Au revoir 2021
I’ve been meaning to write a blog for some time now. The problem has been that I believe that blogs should be kept positive and I haven’t been able to put anything together which could be seen in the slightest bit positive.
I’ve spent the first 10 months of the year in a fragile state, mainly to do with my Dad’s poor health which was due to his cancer and the treatment of it. He’s ok for the moment, incase you wondered. I’m quite surprised how I’ve managed to keep it altogether. Life for me has changed considerably since my breast augmentation 14 months ago and I see my work with a different set of eyes. I’m pleased to announce that my fitness is getting better following a decision to get my body repaired and fit for life. That can be covered in another blog sometime.
It has been an odd year and I’m still trying to piece things together. Why did certain things happen, should I have responded that way and how did I get to be in this position? I’m all good but there were far more situations this year that have left me with an undesirable feeling. There’s no time to go into detail here but I’ve had a million and one things going on and I’m in much higher demand than ever before. I’d love to say that everyone who contacted me turned out to be magnificent specimens of the human race; but I can’t. Added to that for some was an unwillingness to accept that I’m busy. A positive way of putting it would be that the intensity of desire for me has increased dramatically. I can understand given how much money, work and time I’ve ploughed into my business over the past two years and also how the effects of covid restrictions may have affected people, but how do I deal with the variety of scenarios that have been presented to me? I’m confident that my Dad’s health made things seem worse. but even without that, the stories I’ve accumulated outstrip previous years.

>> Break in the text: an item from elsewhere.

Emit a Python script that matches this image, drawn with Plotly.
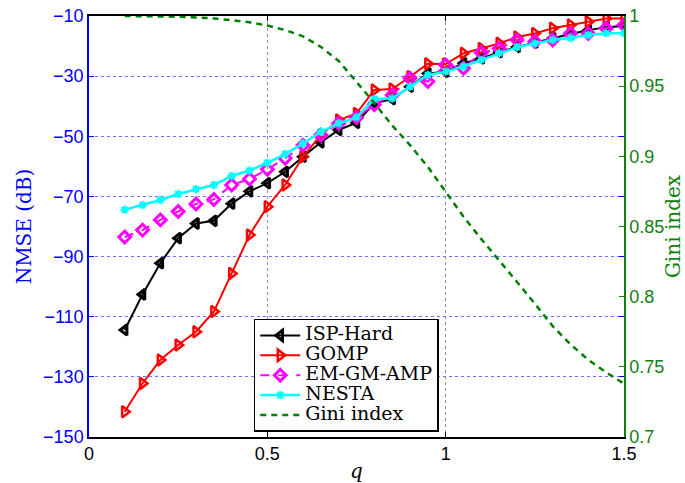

Back at home, people have found it hard to make bookings with me because I only have limited availability there. It used to be that the people who contacted me only had time available between 10am and 9pm Mon-Fri because they were travelling with work, but not now. My online business is now much bigger than it was two years ago, I continue to renovate properties and I’m back on the training regime to keep fit. It all takes time and due to the nature of the business, working from home gets the lowest priority. How it all works is that every month I’ll book in my escorting tours, film shoots and admin days which may consist of medical appointments, business meetings and afternoons at the hairdressers. I then add in weekends off and plan days to carry out renovations. For January 2022, I’ve currently got 10 days left that are available without adding in two film shoots, one day for a photo shoot and a kitchen fit to do.
Over Christmas I’ve been continuing with the renovations myself because the plasterer failed to turn up for work. Saved myself a bit of money doing it myself but it meant goodbye Christmas rest period.
I intend to put something together so that I can set aside a few days a month to work from home and have the rest of the time as complete shut down to enable my rest and recovery. Looking ahead, I can see that road coming to a junction. I’ll let you know if I decide to turn off onto another road. Nothing more to say at the moment.